Important factors that could cause actual results to differ materially from estimates or projections in the forward-looking statements include:

  • Playtika’s ability to initiate and complete the takeover offer, including Playtika’s ability to comply with the terms of the takeover offer and the number of shares Playtika may purchase pursuant to the takeover offer;
  • Playtika’s ability to achieve the benefits contemplated by the offer;
  • Any adverse effects the takeover offer may have on Playtika and the trading market for Playtika’s common stock;
  • Playtika’s reliance on third-party platforms such as iOS App Store Facebook and Google Play Store, to distribute Playtika’s games and collect revenue, and the risk that such platforms may adversely change their policies;
  • Playtika’s reliance on a limited number of games to generate most of its revenue;
  • Playtika’s reliance on a small percentage of the total number of users to generate most of its revenue;
  • Playtika’s free-to-play business model and the value of virtual items sold in Playtika’s games is highly dependent on how Playtika manages game revenue and pricing models;
  • Playtika’s inability to complete acquisitions and successfully integrate acquired companies could limit its growth or disrupt its plans and operations;
  • Playtika may not be able to successfully develop new games;
  • Playtika’s ability to compete in a highly competitive industry with low barriers to entry;
  • Playtika has significant indebtedness and is subject to the obligations and restrictive covenants under its debt instruments;
  • the impact of the COVID-19 pandemic on Playtika’s business and the economy as a whole;
  • the impact of an economic recession or periods of increased inflation, and any reductions in household spending on the types of discretionary entertainment Playtika offers;
  • Playtika’s controlled operating status;
  • changes in the financial situation or liquidity requirements of, or any regulatory rules or requirements applicable to Playtika’s controlling shareholder group;
  • the number of Shares that the Giant/Alpha Group will offer;
  • legal or regulatory restrictions or procedures may adversely affect Playtika’s business and limit the growth of Playtika’s business;
  • risks associated with Playtika’s international operations and property, including Playtika’s significant operations in Israel , Ukraine and Belarus and the fact that Playtika’s controlling shareholder group includes a Chinese-owned company;
  • Playtika’s reliance on key personnel;
  • security breaches or other disruptions could compromise Playtika’s information or the information of its players and expose Playtika to liability; and
  • Playtika’s inability to protect its intellectual property and proprietary information may adversely affect Playtika’s business.
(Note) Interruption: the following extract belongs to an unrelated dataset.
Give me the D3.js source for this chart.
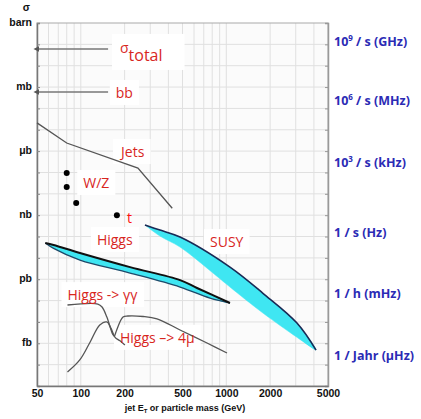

Additional factors that could cause future events and actual results, financial or otherwise, to differ materially from those discussed in or implied by the forward-looking statements, include the risks and uncertainties discussed in Playtika’s filings with the Securities and Exchange Commission. While Playtika believes that the expectations reflected in the forward-looking statements are reasonable, Playtika makes no representation that the future results, activity levels, performance or events and conditions reflected in the forward-looking statements will be achieved or results should not be taken as an indication of future performance. Given these risks and uncertainties, readers are cautioned not to place undue reliance on such forward-looking statements.

Except as required by law, Playtika assumes no obligation to update any forward-looking statements for any reason to reflect these statements with actual results or with changes in Playtika’s expectations.